If you want to be happy all the time...you can. All you have to do is be conscious of what your mind is doing. Control your thoughts, and you will be a happier person. If you start to wonder about stuff and start to go towards a negative path....realize it....and then focus on something else.

Many people often start to wonder "what if...". Realize when you are doing this...and stop. It is all in your minds imagination. Do not let your mind go into the "What if...." stage.

If you are curious about something or wondering what the other person is thinking or saying....just ask instead of speculating. Speculation/Wondering is NOT reality.
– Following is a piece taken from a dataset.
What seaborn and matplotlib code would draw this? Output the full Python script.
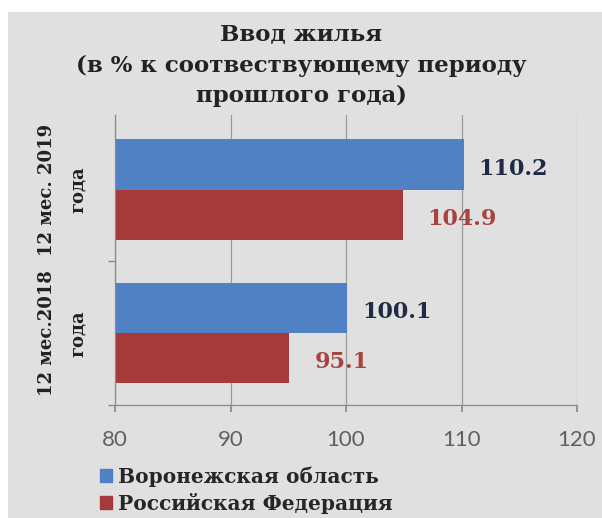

In conclusion.....be conscious of your thoughts. When you start to feel sad or start to worry about something....focus on something else. Tell your self it is NOT reality, it is only your imagination.

Sal
www.salmankkhan.com

Thursday, August 2, 2007

How to determine what is really important in life

As we go about our lives, it is very easy to fall in to a daily rut and lose track of stuff that is important to one's self. Bills, social commitments, etc. have a way to take over our lives. For majority of us it is about paying bills. For those fortunate enough to not worry about bills, there is something else. There is ALWAYS something else.

So how do you take control and step back to enjoy life and focus on really what matters the most?

Here is a little exercise that I learnt from reading the 7 Habits of Great People by Stephen Covey. Though, I have heard variations of the same theme/concept/idea; I think Mr. Covey explains it best. I will paraphrase:

Sit down, close your eyes. Imagine you are at going to a funeral. You are walking in through the front doors. You look around and see you friends and family....everyone you care about. You smile...you walk to towards an open casket to see the dead body, you look down and you see it is yourself. Wow...you are dead. You turn around to say something to your friends and family, to only find out they cannot hear or see you.

You say to yourself, this cannot be happening.....I had to say ____ to _____. (fill in the blanks).

If you do this exercise correctly, I guarantee to you that you will find out what/who is important to you.